■ **What is expected**
Return each line of the listing that contains the string "diagram".

■ **Recorded information**
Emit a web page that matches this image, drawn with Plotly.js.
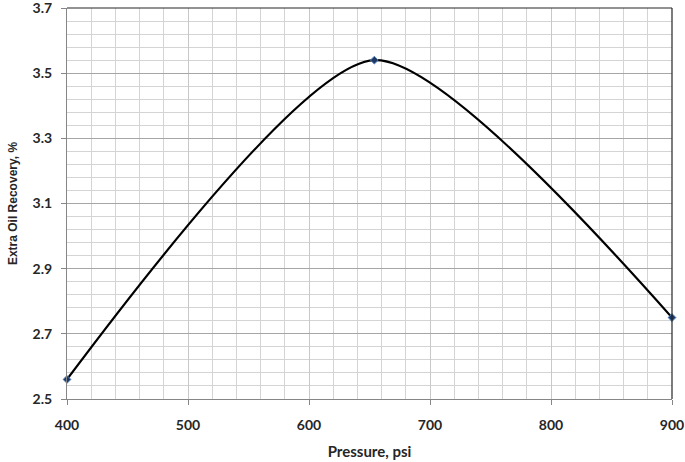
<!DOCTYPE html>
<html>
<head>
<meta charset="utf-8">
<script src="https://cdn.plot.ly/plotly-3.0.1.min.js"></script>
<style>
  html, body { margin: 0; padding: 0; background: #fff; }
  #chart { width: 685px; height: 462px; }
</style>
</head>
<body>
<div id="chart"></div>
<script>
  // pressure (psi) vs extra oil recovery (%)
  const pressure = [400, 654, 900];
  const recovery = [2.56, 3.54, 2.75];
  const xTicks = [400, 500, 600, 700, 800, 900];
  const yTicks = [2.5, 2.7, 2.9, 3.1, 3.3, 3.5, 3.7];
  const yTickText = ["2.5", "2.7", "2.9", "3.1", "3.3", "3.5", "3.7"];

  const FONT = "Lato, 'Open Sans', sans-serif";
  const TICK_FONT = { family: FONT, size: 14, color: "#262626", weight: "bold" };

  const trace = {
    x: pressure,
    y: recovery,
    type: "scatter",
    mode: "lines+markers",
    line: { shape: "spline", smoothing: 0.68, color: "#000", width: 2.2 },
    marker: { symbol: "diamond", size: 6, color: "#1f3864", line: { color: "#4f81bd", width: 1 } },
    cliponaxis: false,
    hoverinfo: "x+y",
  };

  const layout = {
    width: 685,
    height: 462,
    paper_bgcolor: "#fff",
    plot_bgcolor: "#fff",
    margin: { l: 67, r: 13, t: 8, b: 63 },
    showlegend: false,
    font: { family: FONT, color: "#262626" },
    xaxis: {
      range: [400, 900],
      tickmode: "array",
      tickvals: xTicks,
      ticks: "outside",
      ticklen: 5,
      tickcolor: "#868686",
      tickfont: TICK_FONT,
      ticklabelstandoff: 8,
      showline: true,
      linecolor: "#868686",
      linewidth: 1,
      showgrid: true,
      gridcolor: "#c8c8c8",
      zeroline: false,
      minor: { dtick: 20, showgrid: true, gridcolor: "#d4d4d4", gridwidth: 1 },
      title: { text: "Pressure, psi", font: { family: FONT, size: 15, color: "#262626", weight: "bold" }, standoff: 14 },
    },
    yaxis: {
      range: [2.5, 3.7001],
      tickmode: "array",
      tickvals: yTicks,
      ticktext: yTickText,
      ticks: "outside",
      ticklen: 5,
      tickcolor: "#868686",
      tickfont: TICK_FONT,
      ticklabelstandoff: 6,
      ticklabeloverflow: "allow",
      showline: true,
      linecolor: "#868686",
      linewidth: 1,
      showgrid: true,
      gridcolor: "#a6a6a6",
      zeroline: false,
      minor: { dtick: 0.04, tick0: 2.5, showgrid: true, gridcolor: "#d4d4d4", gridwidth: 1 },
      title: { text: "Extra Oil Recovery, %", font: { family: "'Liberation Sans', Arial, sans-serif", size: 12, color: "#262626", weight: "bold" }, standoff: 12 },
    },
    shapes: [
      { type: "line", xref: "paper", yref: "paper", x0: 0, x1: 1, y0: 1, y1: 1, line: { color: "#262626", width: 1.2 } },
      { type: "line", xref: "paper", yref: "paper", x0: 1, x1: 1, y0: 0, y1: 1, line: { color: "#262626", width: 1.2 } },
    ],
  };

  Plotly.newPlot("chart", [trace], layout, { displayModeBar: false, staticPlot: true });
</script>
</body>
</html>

...

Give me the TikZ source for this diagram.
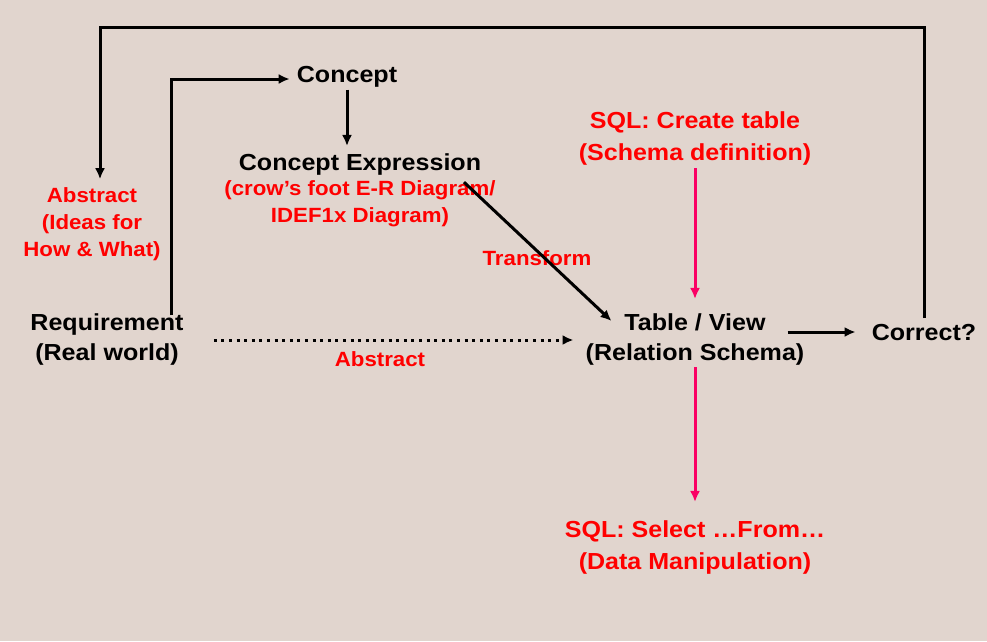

==

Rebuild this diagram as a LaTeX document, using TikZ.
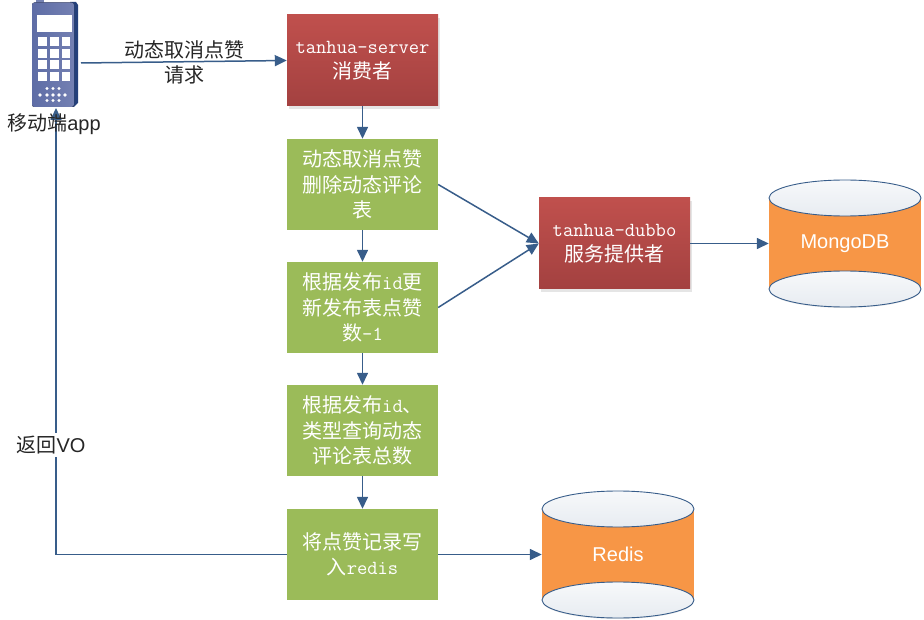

■ **Solution to the problem**
Give me the TikZ source for this diagram.
Rebuild this diagram as a LaTeX document, using TikZ.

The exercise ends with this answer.